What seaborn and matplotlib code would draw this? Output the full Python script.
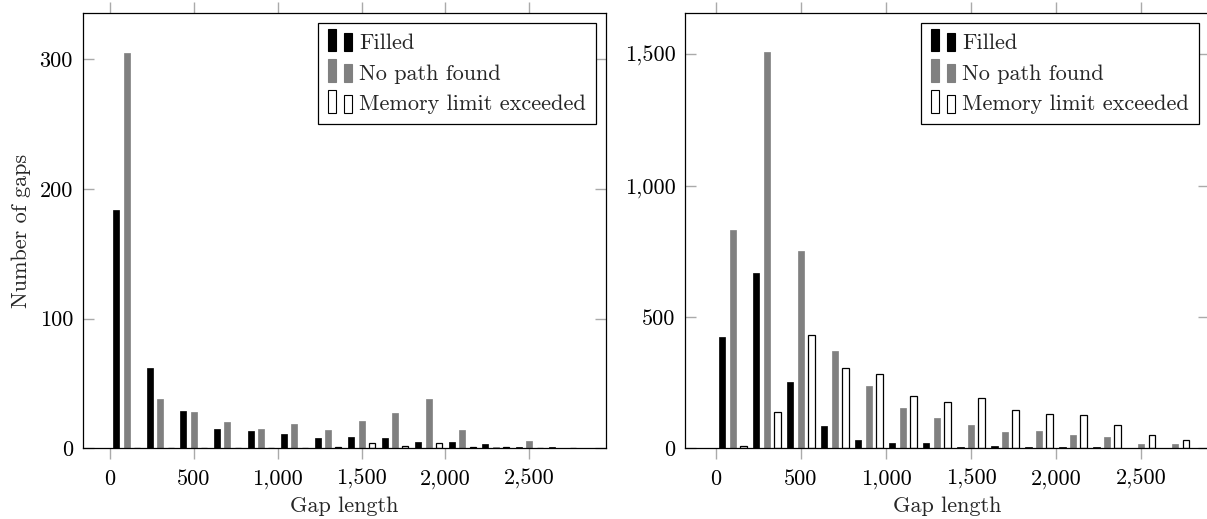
import numpy as np
import pandas as pd
import matplotlib
matplotlib.use("Agg")
import matplotlib.pyplot as plt
import seaborn as sns
from matplotlib.legend_handler import HandlerBase
from matplotlib.patches import Rectangle
from matplotlib.ticker import StrMethodFormatter

# gap length bins (width 200), bars at bin centres
bin_centers = list(range(100, 2800, 200))
statuses = ["Filled", "No path found", "Memory limit exceeded"]
status_colors = {"Filled": "black", "No path found": "#808080", "Memory limit exceeded": "white"}

# left panel
left_filled = [184, 62, 29, 15, 13, 11, 8, 9, 8, 5, 5, 3, 1, 1]
left_nopath = [305, 38, 28, 20, 15, 19, 14, 21, 27, 38, 14, 1, 6, 0]
left_memory = [0, 0, 0, 0, 0, 0, 1, 4, 2, 4, 1, 1, 0, 0]

# right panel
right_filled = [425, 669, 251, 85, 32, 20, 19, 6, 10, 6, 5, 5, 3, 2]
right_nopath = [831, 1507, 751, 370, 238, 154, 115, 90, 62, 67, 52, 42, 15, 17]
right_memory = [7, 137, 431, 304, 283, 199, 175, 190, 146, 132, 127, 89, 50, 33]

left_yticks = [0, 100, 200, 300]
right_yticks = [0, 500, 1000, 1500]
xticks = [0, 500, 1000, 1500, 2000, 2500]

FS = 16


def make_frame(filled, nopath, memory):
    return pd.DataFrame({
        "gap": bin_centers * 3,
        "count": filled + nopath + memory,
        "status": np.repeat(statuses, len(bin_centers)),
    })


class TwoBars(HandlerBase):
    # pgfplots style legend image: two small bars
    def create_artists(self, legend, orig_handle, xdescent, ydescent,
                       width, height, fontsize, trans):
        fc = orig_handle.get_facecolor()
        ec = orig_handle.get_edgecolor()
        bw = width * 0.34
        y0 = -ydescent - 0.15 * height
        r1 = Rectangle((-xdescent, y0), bw, height * 1.45, facecolor=fc,
                       edgecolor=ec, linewidth=0.8, transform=trans)
        r2 = Rectangle((-xdescent + width - bw, y0), bw, height * 1.15,
                       facecolor=fc, edgecolor=ec, linewidth=0.8, transform=trans)
        return [r1, r2]


sns.set_theme(style="ticks")
plt.rcParams["font.family"] = ["cmr10", "DejaVu Serif"]
plt.rcParams["axes.formatter.use_mathtext"] = True
plt.rcParams["font.size"] = FS

fig = plt.figure(figsize=(12.07, 5.19), dpi=100)
ax1 = fig.add_axes([0.0685, 0.1362, 0.4336, 0.8382])
ax2 = fig.add_axes([0.5678, 0.1362, 0.4336, 0.8382])

panels = [
    (ax1, make_frame(left_filled, left_nopath, left_memory), (-163, 2958), 335.4, left_yticks),
    (ax2, make_frame(right_filled, right_nopath, right_memory), (-180, 2898), 1656, right_yticks),
]

for ax, df, xlim, ymax, yticks in panels:
    sns.barplot(data=df, x="gap", y="count", hue="status", hue_order=statuses,
                native_scale=True, dodge=True, width=0.93, gap=0.42,
                palette=status_colors, saturation=1, errorbar=None,
                legend=False, ax=ax)
    for p in ax.patches:
        fc = p.get_facecolor()
        if sum(fc[:3]) > 2.9:
            p.set_edgecolor("black")
            p.set_linewidth(0.9)
        else:
            p.set_edgecolor(fc)
            p.set_linewidth(0.5)
    ax.set_xlim(*xlim)
    ax.set_ylim(0, ymax)
    ax.set_xticks(xticks)
    ax.set_yticks(yticks)
    ax.xaxis.set_major_formatter(StrMethodFormatter("{x:,.0f}"))
    ax.yaxis.set_major_formatter(StrMethodFormatter("{x:,.0f}"))
    ax.tick_params(axis="x", direction="out", top=True, bottom=True, length=8,
                   width=1, color="#aaaaaa", labelcolor="black", labelsize=FS, pad=7)
    ax.tick_params(axis="y", direction="in", left=True, right=True, length=8,
                   width=1, color="#aaaaaa", labelcolor="black", labelsize=FS, pad=7)
    for s in ax.spines.values():
        s.set_color("black")
        s.set_linewidth(0.9)
    ax.set_xlabel("Gap length", fontsize=FS, labelpad=5)
    ax.set_ylabel("")

    handles = [Rectangle((0, 0), 1, 1, facecolor=status_colors[s],
                         edgecolor="black" if s != "No path found" else "#808080")
               for s in statuses]
    leg = ax.legend(handles=handles, labels=statuses, loc="upper right",
                    handler_map={Rectangle: TwoBars()}, frameon=True, fancybox=False,
                    edgecolor="black", framealpha=1, fontsize=FS, borderaxespad=0.45,
                    handlelength=1.1, handletextpad=0.3, labelspacing=0.5,
                    borderpad=0.45)
    leg.get_frame().set_linewidth(0.9)

ax1.set_ylabel("Number of gaps", fontsize=FS, labelpad=6)

fig.savefig("out.png", dpi=100)
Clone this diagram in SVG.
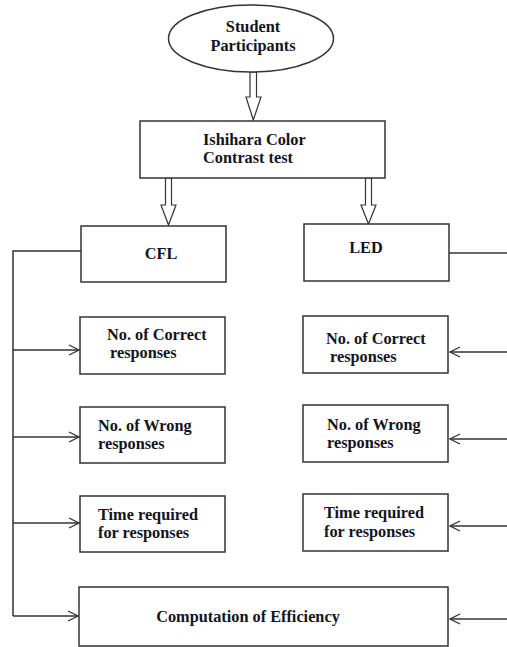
<svg xmlns="http://www.w3.org/2000/svg" width="507" height="647" viewBox="0 0 507 647">
<defs>
<style>
.box{fill:#fff;stroke:#333;stroke-width:1.5}
.t{font-family:"Liberation Serif","Times New Roman",serif;font-weight:bold;font-size:16.3px;fill:#141420}
.ln{fill:none;stroke:#333;stroke-width:1.5}
.blk{fill:#fff;stroke:#333;stroke-width:1.2}
</style>
<marker id="ah" markerWidth="12" markerHeight="12" viewBox="0 0 12 12" refX="11" refY="6" orient="auto" markerUnits="userSpaceOnUse">
<path d="M1,1 L11,6 L1,11" fill="none" stroke="#333" stroke-width="1.3"/>
</marker>
</defs>
<rect width="507" height="647" fill="#fff"/>
<g id="connectors">
<polygon class="blk" points="250,72 256.5,72 256.5,97 261,97 253.3,120 246,97 250,97"/>
<polygon class="blk" points="165.5,178 171.5,178 171.5,205 176,205 168.5,225 161,205 165.5,205"/>
<polygon class="blk" points="365.5,178 371.5,178 371.5,205 376,205 368.5,224 361,205 365.5,205"/>
<polyline class="ln" points="81,251 13,251 13,616"/>
<line class="ln" x1="13" y1="350" x2="79" y2="350" marker-end="url(#ah)"/>
<line class="ln" x1="13" y1="437" x2="79" y2="437" marker-end="url(#ah)"/>
<line class="ln" x1="13" y1="523" x2="79" y2="523" marker-end="url(#ah)"/>
<line class="ln" x1="13" y1="616" x2="78" y2="616" marker-end="url(#ah)"/>
<line class="ln" x1="449" y1="253" x2="507" y2="253"/>
<line class="ln" x1="507" y1="352" x2="450" y2="352" marker-end="url(#ah)"/>
<line class="ln" x1="507" y1="439" x2="450" y2="439" marker-end="url(#ah)"/>
<line class="ln" x1="507" y1="526" x2="450" y2="526" marker-end="url(#ah)"/>
<line class="ln" x1="507" y1="619" x2="450" y2="619" marker-end="url(#ah)"/>
</g>
<g id="student">
<ellipse class="box" cx="251" cy="38.5" rx="82.5" ry="33.5"/>
<text class="t" x="253" y="32" text-anchor="middle">Student</text>
<text class="t" x="253" y="51" text-anchor="middle">Participants</text>
</g>
<g id="ishihara">
<rect class="box" x="140" y="121" width="245" height="57"/>
<text class="t" x="203" y="145">Ishihara Color</text>
<text class="t" x="203" y="163">Contrast test</text>
</g>
<g id="cfl">
<rect class="box" x="81" y="226" width="145" height="56"/>
<text class="t" x="161" y="259" text-anchor="middle">CFL</text>
</g>
<g id="led">
<rect class="box" x="304" y="224" width="145" height="57"/>
<text class="t" x="366" y="253" text-anchor="middle">LED</text>
</g>
<g id="cfl-correct">
<rect class="box" x="80" y="317" width="145" height="57"/>
<text class="t" x="107" y="340">No. of Correct</text>
<text class="t" x="110" y="358">responses</text>
</g>
<g id="led-correct">
<rect class="box" x="303" y="316" width="145" height="57"/>
<text class="t" x="326" y="344">No. of Correct</text>
<text class="t" x="330" y="362">responses</text>
</g>
<g id="cfl-wrong">
<rect class="box" x="80" y="407" width="145" height="56"/>
<text class="t" x="98" y="431">No. of Wrong</text>
<text class="t" x="98" y="449">responses</text>
</g>
<g id="led-wrong">
<rect class="box" x="303" y="405" width="145" height="57"/>
<text class="t" x="327" y="430">No. of Wrong</text>
<text class="t" x="327" y="448">responses</text>
</g>
<g id="cfl-time">
<rect class="box" x="80" y="496" width="145" height="56"/>
<text class="t" x="98" y="520">Time required</text>
<text class="t" x="98" y="538">for responses</text>
</g>
<g id="led-time">
<rect class="box" x="303" y="494" width="145" height="57"/>
<text class="t" x="324" y="518">Time required</text>
<text class="t" x="324" y="537">for responses</text>
</g>
<g id="efficiency">
<rect class="box" x="79" y="587" width="369" height="59"/>
<text class="t" x="248" y="622" text-anchor="middle">Computation of Efficiency</text>
</g>
</svg>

============================================================

→ Problem to work on: Give the lines again word for word, from the start of the records to the line holding "from matplotlib.ticker import", both included, and leave out any picture.

→ Response for this exercise:
What seaborn and matplotlib code would draw this? Output the full Python script.
import numpy as np
import pandas as pd
import matplotlib
matplotlib.use("Agg")
import matplotlib.pyplot as plt
import seaborn as sns
from matplotlib.legend_handler import HandlerBase
from matplotlib.patches import Rectangle
from matplotlib.ticker import StrMethodFormatter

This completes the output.